Growing Together

Players reflect on their long-term teammates

Oishee Misra and Chelsea Wong

Seven years. Four boys. Five years. Two girls. 


Senior Nikhil Bapat has been playing volleyball alongside the same three people since the beginning of sixth grade. The Kennedy Middle School boys volleyball team was where Bapat met current MVHS seniors Kevin Mathew, Gautham Dasari and Rajas Habbu. They didn’t know it at the time, but according to Bapat, this bond would carry on for the next seven years and shape them as both players and as individual people.


“Obviously we’ve gotten a lot better since [sixth grade] and we’ve grown together in terms of how we play,” Bapat said. “Since we’ve been playing together for so long, our styles kind of complement each other well to develop that way.”


Senior Kevin Mathew, one of the four, agrees. He says that their friendship has strengthened over the course of seven years and believes that this is one of the main reasons as to why their teamwork is so strong.


“The first time we played together was in sixth grade,” Mathew said. “So from then on, our on court and off court relationship has just gotten stronger and stronger. Like by now, it’s like we’re best friends on and off the court.”


Similarly, sophomore Viveka Ramanathan began playing soccer at the age of five. Initially it was an effort from her parents to make her more social, but little did she know that her soccer experience would allow her to create a steady friendship with a teammate — MVHS sophomore Sidney Chan. Now, they are really good friends, and are even referred to as ‘the dynamic duo’ by the rest of their teammates.


Being half of a ‘dynamic duo’ also helped Ramanathan become more at ease with her team, which initially, was difficult.


“Having one person who I’m close to and know their style of play [is helpful],” Ramanathan said. “It also helped me because I know that’s one less person that I have to bond to and gel with. The rest of the team is also easier to get to know when you have a friend there with you because you always have them if you need backup, but you can also open yourself up to the team.”


Bapat says that because his teammates have stuck with him for so long, they have played an integral role in terms of his overall experience.


“It definitely helps [to have a bond],” Bapat said. “To know people standing next to you not just as a teammate, but also personally and be able to trust each other — it’s just a lot easier when you’re really good friends.”

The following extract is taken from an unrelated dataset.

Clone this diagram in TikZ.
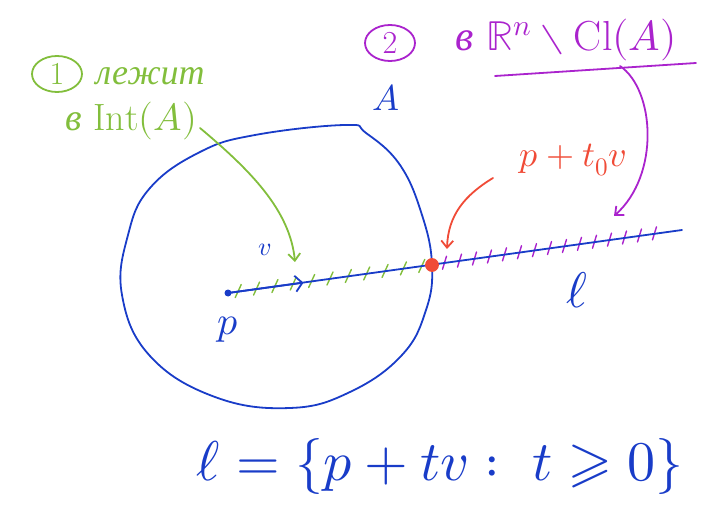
\documentclass[tikz,border=0pt]{standalone}
\usepackage{fontspec}
\usepackage{unicode-math}
\newfontfamily\rufont{Liberation Serif}
\usetikzlibrary{calc,arrows.meta,shapes.geometric}
\definecolor{inkblue}{RGB}{25,60,200}
\definecolor{inkgreen}{RGB}{130,190,60}
\definecolor{inkpurple}{RGB}{170,35,205}
\definecolor{inkred}{RGB}{240,75,55}
\tikzset{
  ink/.style={line width=1.8pt,line cap=round,line join=round},
  barb/.style={-{Straight Barb[length=7pt,width=12pt]}},
  num/.style={ellipse,draw,ink,minimum width=50pt,minimum height=36pt,inner sep=0pt},
}
\newcommand{\sz}[1]{\fontsize{#1}{#1}\selectfont}
\begin{document}
\begin{tikzpicture}[x=1pt,y=-1pt]
  \useasboundingbox (0,0) rectangle (719,518);
  % the set A
  \draw[inkblue,ink] plot[smooth cycle,tension=0.7] coordinates {(150,188) (200,152) (255,135) (345,125) (366,133) (400,165) (422,215) (432,265) (426,310) (402,355) (350,392) (290,408) (215,397) (150,356) (122,295) (128,235)};
  \node[inkblue,font=\sz{36}] (labA) at (386,98) {$A$};
  % the ray l
  \coordinate (p) at (228,293);
  \coordinate (q) at (432,265);
  \coordinate (e) at (682,230);
  \foreach \t in {0.05,0.14,...,0.96}
    \draw[inkgreen,ink,line width=1.4pt] ($(p)!\t!(q)+(-3,6)$) -- ++(6,-13);
  \foreach \t in {0.05,0.11,...,0.94}
    \draw[inkpurple,ink,line width=1.4pt] ($(q)!\t!(e)+(-2,6)$) -- ++(4,-13);
  \draw[inkblue,ink] (p) -- (e);
  \fill[inkblue] (p) circle (3.5);
  \coordinate (vtip) at ($(p)!0.37!(q)$);
  \draw[inkblue,ink,-{Straight Barb[length=7pt,width=16pt]}] (p) -- (vtip);
  \node[inkblue,font=\sz{26}] (labv) at (265,250) {$v$};
  \node[inkblue,font=\sz{40}] (labp) at (228,330) {$p$};
  \node[inkblue,font=\sz{50}] (labl) at (577,290) {$\ell$};
  \draw[inkred,ink,fill=inkred] (q) circle (6);
  % 1: interior part
  \node[num,inkgreen,font=\sz{32}] (one) at (57,74) {1};
  \node[inkgreen,font=\sz{36}\rufont\itshape,anchor=west] (lies) at (92,76) {лежит};
  \node[inkgreen,font=\sz{38},anchor=west] (inA) at (62,121) {{\rufont\itshape в} $\mathrm{Int}(A)$};
  \draw[inkgreen,ink,barb] (200,128) .. controls (250,170) and (290,210) .. (295,262);
  % 2: exterior part
  \node[num,inkpurple,font=\sz{32}] (two) at (390,43) {2};
  \node[inkpurple,font=\sz{42},anchor=west] (outA) at (452,40) {{\rufont\itshape в} $\mathbb{R}^n\setminus\mathrm{Cl}(A)$};
  \draw[inkpurple,ink] (495,76) -- (696,63);
  \draw[inkpurple,ink,barb] (620,66) .. controls (655,90) and (660,175) .. (614,216);
  % boundary point
  \node[inkred,font=\sz{36}] (bp) at (573,160) {$p+t_0v$};
  \draw[inkred,ink,barb] (493,178) .. controls (465,195) and (448,215) .. (447,249);
  % formula
  \node[inkblue,font=\sz{56}] (form) at (440,466) {$\ell=\{p+tv:\ t\geqslant 0\}$};
\end{tikzpicture}
\end{document}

In addition, both Ramanathan and Mathew explain that having close bonds with teammates allows them to grow as players, as well as mentally.


“Definitely in practice and games, we’re always telling each other how we can be better and a lot of coaches are gonna say ‘coaches should coach’ and ‘players should play’, but when a player can give you feedback that helps you get better, then that’s always a good thing to have,” Mathew said. “Having teammates around that I’m close to allows us to push each other more and as a result, I think I’ve gotten more assertive over the last few years.”


Ramanathan stated that teams tend to have intricate relationships among players because otherwise, the whole team may fall apart. There is a certain kind of gel needed to hold the team together, and having close friends further helps this happen.


“You need to know each other [and] you need to know what they’re thinking on the field in order to move forward,” Ramanathan said. “Definitely knowing Sidney, I think has improved both of our styles of play. We know what we are thinking, where the ball is going and we know how to play and each other’s style of play.”


Not only do Bapat and his teammates impact each other’s playing styles, but he says they retain this same bond off the court as well. For instance, they often hangout and watch games together.


Ramanathan adds that gaining a close friendship as a result of playing her sport has definitely spread a positive impact on her life, especially proving helpful while dealing with the stress high school can come with.


“Having her as a friend definitely impacted me because she’s helped me through a lot of stuff,” Ramanathan said. “I know that I can always have her as a shoulder if I need one.”


Bapat says that improved team chemistry is the main benefit from attachments with their teammates. Matthew agrees, and says that the most important aspect of being close to teammates is knowing how each teammate will respond to specific situations. For example, if they know that a teammate becomes really amped up when a game is on the line, then they act accordingly, whereas if they know a teammate tends to shy away in that situation, they change their behavior towards them. Knowing what their teammates do in specific situations helps them when they actually get into that specific situation.


“[The team chemistry] would probably be different [without these bonds],” Bapat said. “I don’t know if it would affect the way we play, necessarily. But it’s an intangible thing between plays, we just feel more comfortable on the court.”